AIM OF THE TASK: Of the lines in the entries below, state how many hold the word "that". Say nothing else.

Figure scripts:
···
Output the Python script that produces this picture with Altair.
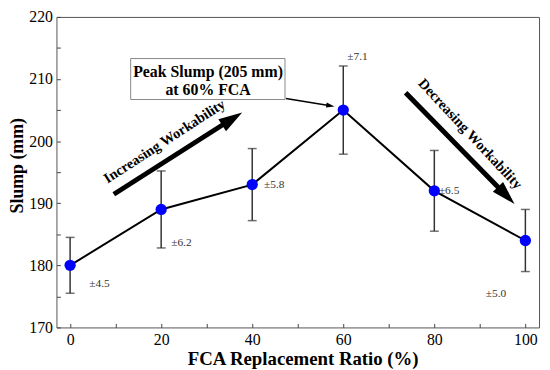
import altair as alt
import pandas as pd

# ---- data ----
ratio = [0, 20, 40, 60, 80, 100]
slump = [180, 189, 193, 205, 192, 184]
err = [4.5, 6.2, 5.8, 7.1, 6.5, 5.0]
err_text = ["±4.5", "±6.2", "±5.8", "±7.1", "±6.5", "±5.0"]
err_lx = [4.2, 22.2, 42.6, 60.9, 81.0, 91.3]
err_ly = [177.0, 183.6, 193.0, 213.6, 192.0, 175.4]

# annotation box and its text
box_x, box_x2, box_y, box_y2 = [13.3], [47.2], [213.3], [206.7]
box_lines = ["Peak Slump (205 mm)", "at 60% FCA"]
box_line_x = [30.3, 30.3]
box_line_y = [211.1, 208.2]

# arrows: shaft start / shaft end (head centre), head angle, shaft width, head size
arr_x = [9.6, 73.7, 47.4]
arr_y = [191.45, 207.8, 206.86]
arr_x2 = [35.6, 95.8, 57.17]
arr_y2 = [203.6, 191.26, 205.7]
arr_angle = [57.4, 135.8, 99.3]
arr_width = [5, 5, 1.5]
arr_head = [576, 576, 70]

# rotated arrow labels
arr_text = ["Increasing Workability", "Decreasing Workability"]
arr_tx = [20.8, 87.8]
arr_ty = [199.9, 201.1]
arr_tangle = [327, 47]

FONT = "Liberation Serif"

df = pd.DataFrame({
    "ratio": ratio, "slump": slump,
    "lo": [s - e for s, e in zip(slump, err)],
    "hi": [s + e for s, e in zip(slump, err)],
    "label": err_text, "lx": err_lx, "ly": err_ly,
})
box_df = pd.DataFrame({"x": box_x, "x2": box_x2, "y": box_y, "y2": box_y2})
box_txt = pd.DataFrame({"t": box_lines, "x": box_line_x, "y": box_line_y})
arr_df = pd.DataFrame({"x": arr_x, "y": arr_y, "x2": arr_x2, "y2": arr_y2,
                       "angle": arr_angle, "w": arr_width, "size": arr_head})
arr_txt = pd.DataFrame({"t": arr_text, "x": arr_tx, "y": arr_ty, "a": arr_tangle})

xs = alt.Scale(domain=[-3, 103], nice=False, zero=False)
ys = alt.Scale(domain=[170, 220], nice=False, zero=False)

x_axis = alt.Axis(
    values=list(range(0, 101, 10)),
    labelExpr="datum.value % 20 === 0 ? datum.label : ''",
    domain=False, grid=False, tickSize=4, offset=-4, tickColor="#444",
    labelFont=FONT, labelFontSize=16, labelColor="black", labelPadding=4,
    title="FCA Replacement Ratio (%)", titleFont=FONT, titleFontSize=19,
    titleFontWeight="bold", titleColor="black", titleX=249, titleY=35,
    titleBaseline="middle",
)
y_axis = alt.Axis(
    values=list(range(170, 221, 5)),
    labelExpr="datum.value % 10 === 0 ? datum.label : ''",
    domain=False, grid=False, tickSize=4, offset=-4, tickColor="#444",
    labelFont=FONT, labelFontSize=16, labelColor="black", labelPadding=4,
    title="Slump (mm)", titleFont=FONT, titleFontSize=18,
    titleFontWeight="bold", titleColor="black", titleX=-43, titleY=150,
    titleBaseline="middle", titleAngle=-90,
)


def X(f):
    return alt.X(f, type="quantitative", scale=xs, axis=x_axis)


def Y(f):
    return alt.Y(f, type="quantitative", scale=ys, axis=y_axis)


line = alt.Chart(df).mark_line(color="black", strokeWidth=2).encode(x=X("ratio"), y=Y("slump"))
ebar = alt.Chart(df).mark_rule(color="#333", strokeWidth=1.5).encode(
    x=X("ratio"), y=Y("lo"), y2="hi:Q")
cap_hi = alt.Chart(df).mark_tick(orient="horizontal", size=9, thickness=1.5, color="#333").encode(
    x=X("ratio"), y=Y("hi"))
cap_lo = alt.Chart(df).mark_tick(orient="horizontal", size=9, thickness=1.5, color="#333").encode(
    x=X("ratio"), y=Y("lo"))
pts = alt.Chart(df).mark_point(filled=True, color="#0000ff", size=130, opacity=1).encode(
    x=X("ratio"), y=Y("slump"))
elab = alt.Chart(df).mark_text(font=FONT, fontSize=11.5, color="#333", align="left",
                               baseline="middle").encode(
    x=X("lx"), y=Y("ly"), text="label:N")

box = alt.Chart(box_df).mark_rect(fill="white", stroke="#888", strokeWidth=1).encode(
    x=X("x"), x2="x2:Q", y=Y("y"), y2="y2:Q")
btxt = alt.Chart(box_txt).mark_text(font=FONT, fontSize=16, fontWeight="bold", color="black",
                                    align="center", baseline="middle").encode(
    x=X("x"), y=Y("y"), text="t:N")

shaft = alt.Chart(arr_df).mark_rule(color="black").encode(
    x=X("x"), x2="x2:Q", y=Y("y"), y2="y2:Q",
    strokeWidth=alt.StrokeWidth("w:Q", scale=None))
head = alt.Chart(arr_df).mark_point(shape="M0,-1L0.6,1L-0.6,1Z", filled=True,
                                    color="black", opacity=1).encode(
    x=X("x2"), y=Y("y2"),
    angle=alt.Angle("angle:Q", scale=None), size=alt.Size("size:Q", scale=None))
atxt = alt.Chart(arr_txt).mark_text(font=FONT, fontSize=14.5, fontWeight="bold", color="black",
                                    align="center", baseline="middle").encode(
    x=X("x"), y=Y("y"), text="t:N", angle=alt.Angle("a:Q", scale=None))

chart = alt.layer(line, ebar, cap_hi, cap_lo, pts, elab, shaft, head, atxt, box, btxt).properties(
    width=488, height=314,
    background="white",
    autosize=alt.AutoSizeParams(type="none"),
    padding={"left": 49, "top": 7, "right": 3, "bottom": 40},
).configure_view(stroke="#555", strokeWidth=1)

chart.save("out.html", embed_options={"renderer": "svg", "actions": False})
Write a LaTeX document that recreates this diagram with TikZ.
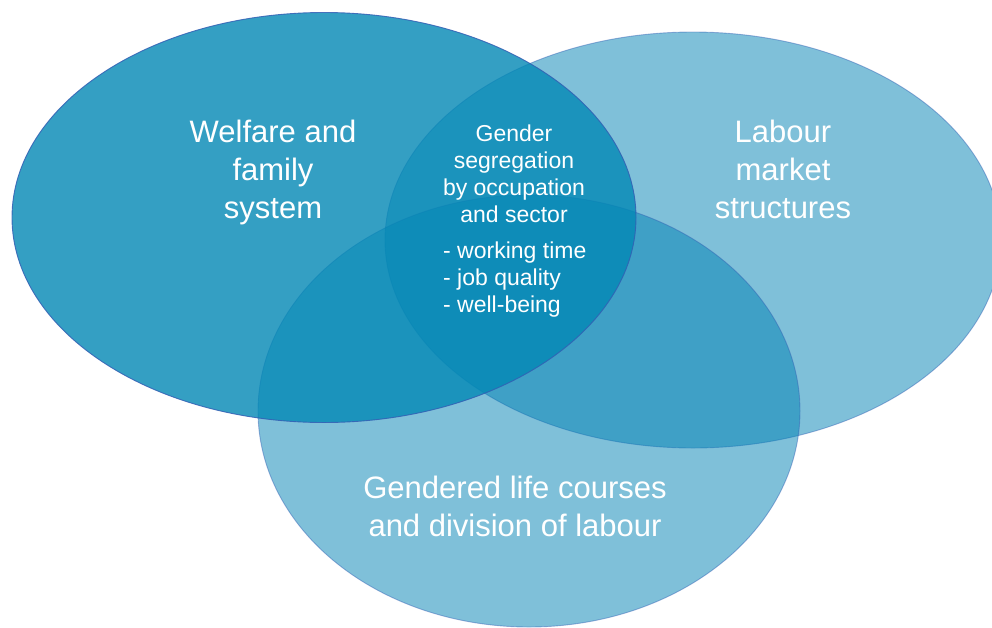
\documentclass[tikz,border=0pt]{standalone}
\usepackage{fontspec}
\setmainfont{Liberation Sans}
\definecolor{vennblue}{RGB}{0,130,180}
\definecolor{venntop}{RGB}{2,136,181}
\definecolor{vennedge}{RGB}{50,95,180}
\tikzset{
  lightset/.style={fill=vennblue, fill opacity=0.5, draw=vennedge, draw opacity=0.45, line width=0.9pt},
  darkset/.style={fill=venntop, fill opacity=0.8, draw=vennedge, draw opacity=0.85, line width=0.9pt},
  bigtext/.style={text=white, font=\fontsize{31}{38}\selectfont, align=center, inner sep=0pt, anchor=base},
  smalltext/.style={text=white, font=\fontsize{23}{27}\selectfont, inner sep=0pt, anchor=base},
}
\begin{document}
\begin{tikzpicture}[x=1pt,y=-1pt]
\clip (0,0) rectangle (992,627);
\fill[white] (0,0) rectangle (992,627);
% right ellipse (Labour market structures)
\path[lightset] (693,240) ellipse [x radius=308pt, y radius=208pt];
% bottom ellipse (Gendered life courses)
\path[lightset] (529,411) ellipse [x radius=271pt, y radius=216pt];
% left ellipse (Welfare and family system), on top
\path[darkset] (324,217.5) ellipse [x radius=312pt, y radius=205pt];

\node[bigtext] (welfare) at (273,218) {Welfare and\\family\\system};
\node[bigtext] (labour) at (783,218) {Labour\\market\\structures};
\node[bigtext] (gendered) at (515,536) {Gendered life courses\\and division of labour};
\node[smalltext, align=center] (segr) at (514,222) {Gender\\segregation\\by occupation\\and sector};
\node[smalltext, align=left, anchor=base west] (outcomes) at (443,312) {- working time\\- job quality\\- well-being};
\end{tikzpicture}
\end{document}
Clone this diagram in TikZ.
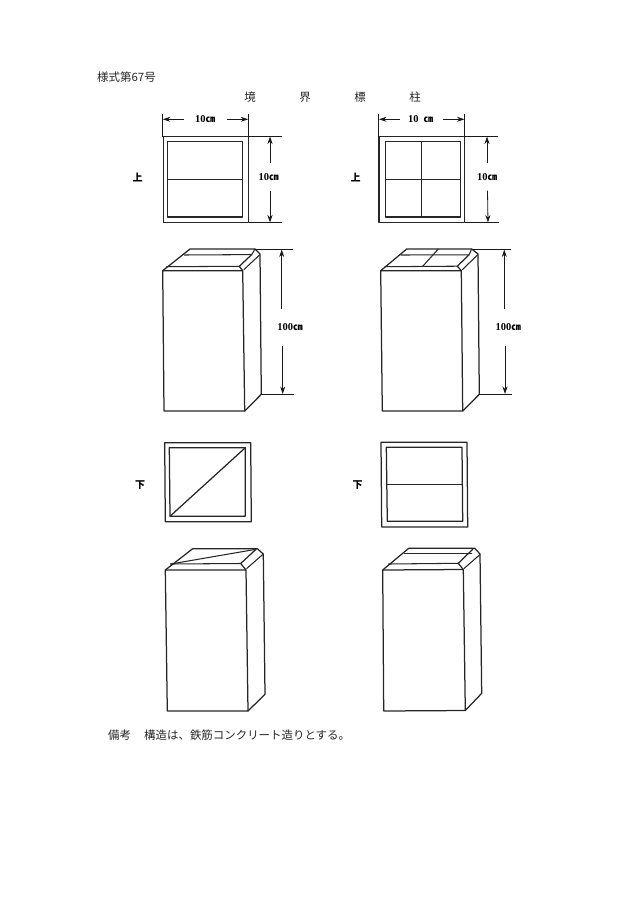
···
ANSWER: 2